I've been a linux system admin for a very long time (started as an ISP support tech in 1999).
I lost some time and prints to this issue after replacing the hotend on my creality ender 3 v2 neo. A cable that had worked flawlessly for dozens of prints now seemed to be ruining every single print attempt. I was having the issue where it would put down 1, 2, maybe a dozen layers fine and when I would come back later to check, it would be printing in mid air like another post I found about this. I did a lot of troubleshooting to ensure it wasn't some other variable causing it, and the exact same file would print flawlessly when done from the sdcard.
The advice in this forum for this kind of problem is to try another USB cable.
I don't know if that is good advice or not, but the main issue I have with this is; How can I tell if a cable is good or bad? Is there a device I can use to measure it? If not, this advice doesn't really help me if my goal is to print without hassle.
The truth (for me at least) is that if it is possible that I could use a known good cable and it can just go bad at any time causing my prints to fail, then this isn't the solution for me.

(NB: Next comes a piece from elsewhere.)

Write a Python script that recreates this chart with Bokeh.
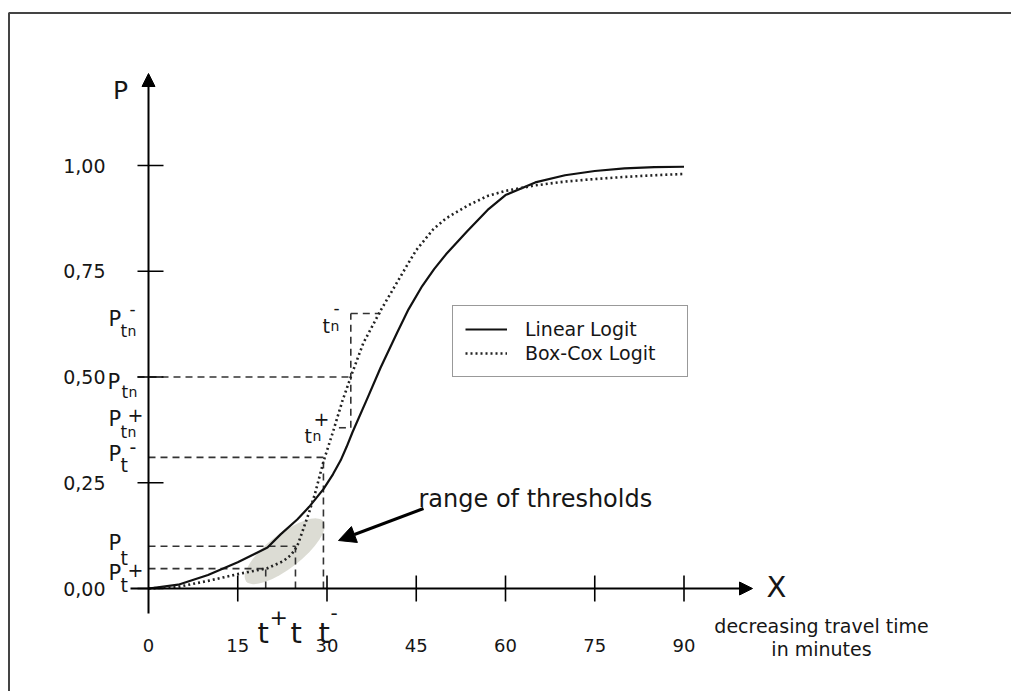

I thought I saw somewhere an adapter that goes into the sdcard slot itself, not the microusb, does anyone know about those, and are they more reliable?
I'm using a libre (le potato) running whatever their image is for it.
This is not how communication issues caused by the cable tend to show themselves. If the printer has stopped extruding, but is still moving, then there is something else that has gone wrong. If it's still moving, then the communication is still working OK. Normally, you would experience either resend issues (which would mean printing temporarily pauses while communication is retried) or it disconnects completely from OctoPrint. So my first bet is that you don't have the same issue as this post is talking about.
If we assume you do have communication issues:
It does happen that cables get damaged or stop working as well, but this is really rare compared to the number of times people start with a bad cable first, so the general advice of fixing communication issues with good cables is definitely valid & there's a lot of success stories of just buying a new cable. It's quite hard to measure and rate 'how good a USB cable is', but if you want a good one, it would have the following qualities:
Short as possible
Shielded
Ferrite cores can help
Higher quality - this is subjective, but what I mean is not some flimsy thin cable, one that is actually properly made.
That would be a completely different system, you can't communicate with the printer like that. It would replace the step of swapping SD cards manually, but all the control of the printer would be done directly at the printer itself. Just literally the process of uploading to the SD card is replaced there.